Most Kenyans, especially low-income earners, cannot afford to own homes due to the high cost of finance. Expensive mortgages and high interest rates on loans make it impossible for them to access financing.
As a result, most high-end to middle-income housing developments are lying vacant despite a housing deficit estimated at 250,000 units per year.
In 2017, the number of mortgages slowed down, the first decline in the last five years, with many mortgage takers struggling with repayments. Besides, in the last five years, developers have concentrated on the high-end housing segment, ignoring low-income earners.
However, during his New Year address, President Uhuru Kenyatta said this is set to change.
“In the next five years, Kenyans will not only enjoy accessible and affordable healthcare and food, but also affordable and decent homes,” he said, adding that the government would build “half-a-million decent and affordable homes”.
“We will make owning a home an opportunity that every Kenyan of modest income can afford.
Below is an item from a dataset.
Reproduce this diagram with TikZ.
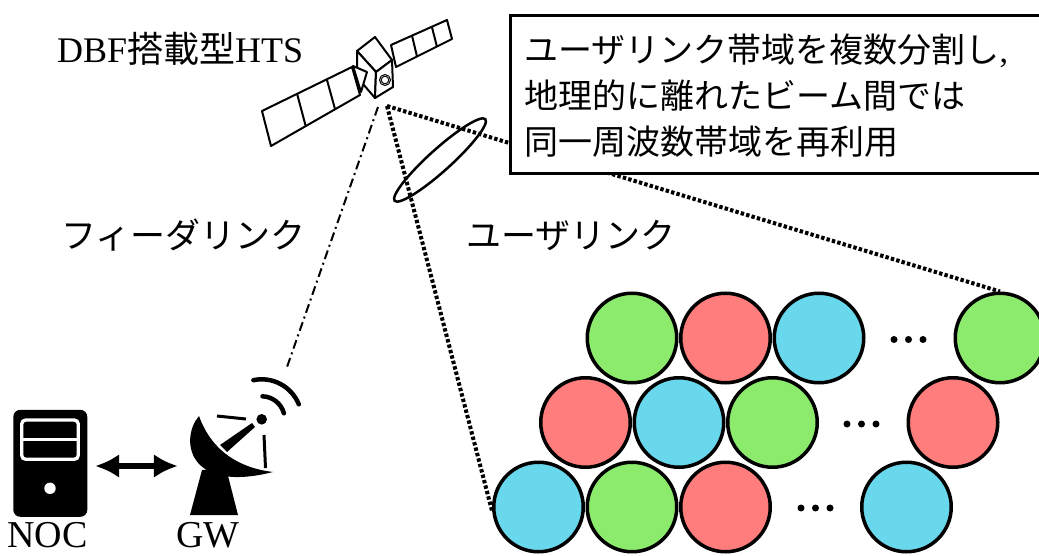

Home ownership is a path to the middle class, it will now become an accessible part of the Kenyan dream,” said the President.
The government has pursued public-private partnerships to deliver affordable homes and mortgages for Kenyans, and the president reiterated that his government is working in partnership with the private sector to ensure the homes are delivered in the next five years.
“Importantly, the delivery of the new homes will also create hundreds of thousands of new jobs,” the president noted.
The project will start in Nairobi County, where plans are already underway for the county government to embark on the construction.
Late last month, Nairobi Deputy Governor Polycarp Igathe raised concerns over the poor management of land in the county.
POOR LAND USE
“Nairobi has 1,100 hectares of land whose productivity has been tied to poor land use, where 60 per cent of the land is occupied by houses, leaving very little for public amenities – parks, schools, hospitals – and economic development,” he said.
“Of these, 200 houses sit on 300 acres of county land,” said Mr Igathe, citing Kaloleni, Makadara, Jericho and Bahati as some of the places where land had not been well-used, yet the houses are old and their water and sewerage connectivity were strained as a result of the growing population.
This is part of the land where the county government is targeting to build decent housing for Kenyans through affordable tenant-purchase mortgage schemes.
“If we can put up blocks of high-rise flats, we can create decent living spaces and use that land in a productive manner,” said Mr Igathe.
He revealed that county government was at an advanced stage of rolling out the housing project in partnership with the national government and private construction companies.
To transform Kenya, Mr Kenyatta said, his administration would address basic issues: “There are still Kenyans who worry about low income, the cost of food and shelter.
“We will continue to ease the lives of Kenyans through the provision of decent and affordable homes, accessible and affordable healthcare, and usher in a new era of food security,” the President said.